First, the words matte and mask are used mostly interchangeably, although matte is not often used as a verb. A matte is a single-channel image that is used to isolate a part of an image, either to prevent it from being changed or to restrict changes to only that area. You might hear the term traveling matte, which simply means the matte image moves to follow whatever object in the scene it is meant to isolate. You might also run across reference to an articulated matte or roto, which means a matte made up of several pieces that can move independently to cover something complex, like a person.
Rotoscoping (roto, for short) uses splines, like the Polygon tool we used in the Basics lesson, to create outlines around a subject. It is a time-consuming job that is frequently assigned to junior compositors or dedicated roto artists in order to save the mid- and senior-level artists (and their higher salaries) for more demanding tasks. As such, it's an important skill to learn to do well and quickly if you want to show your worth to a visual effects studio.

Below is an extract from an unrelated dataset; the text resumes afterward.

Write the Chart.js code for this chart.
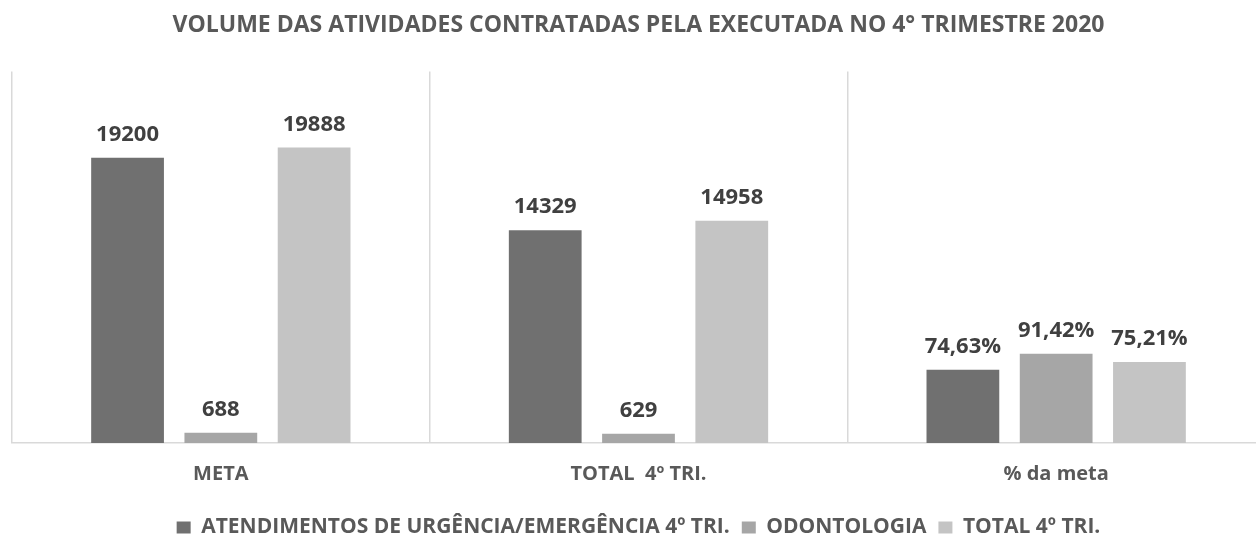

Keying uses the color values in the image to try to separate the subject from the background. Although the most obvious use for keying is isolating actors on a green or blue screen stage, it can also be used on any object that is of a different color than whatever surrounds it. In the previous lesson, we could have used a keying operation to make a matte for the orange gun barrel and possibly skipped the tracking step entirely.
You might also receive mattes rendered from the CG department. This image shows a so-called "clown pass," in which each piece of the Camaro is assigned a different flat color, allowing the compositor to easily affect one piece of the car without touching the others (although making the hood stripes and the windows both yellow was a bad move. Hopefully there's also a refractions pass that can be used to separate the glass.)
For this lesson, I have prepared a short greenscreen clip from another of my student projects. I can't for the life of me remember either of these two gentlemen's names, but I do remember that they were a delight to work with. To start, we'll rotoscope the man on camera right (we specify camera, screen or stage right in order to make it clear that we don't mean the actor's right. It's easy to completely change the action of a shot with that kind of misunderstanding), then we'll key the man on camera left. Download the footage here: 004-mattes_plate.zip (95.8 MB)
A human being is a very complex shape, with many moving parts that deform and can move independently. As someone turns around, their silhouette can change completely. Many beginning rotoscopers start by trying to draw a single spline around an actor, as shown in the image to the right.
As soon as you start playing through the sequence, though, you'll quickly realize how much work it will be to manage that shape. Instead, try to analyze the actor's body and accessories. Determine which parts of him travel together and are unlikely to change shape much.
The lower legs, the thighs, the torso, the upper arms, the lower arms, the hands, the head, and the suitcase are each much simpler shapes that could be more easily managed. By splitting the subject into piece like this (articulating it), you can let the computer do more of the work interpolating between extremes.
Pay attention to how the subject moves. Find the places where a particular piece of him changes direction, or starts or stops moving. Find the apex of a curved motion or the place where the hand is most open. In this case, I elected to draw my splines for the extended hand when it was most open and complex. I made a separate shape for the thumb because I saw that it closed down over the other man's hand and therefore moved a little differently than the rest of the hand.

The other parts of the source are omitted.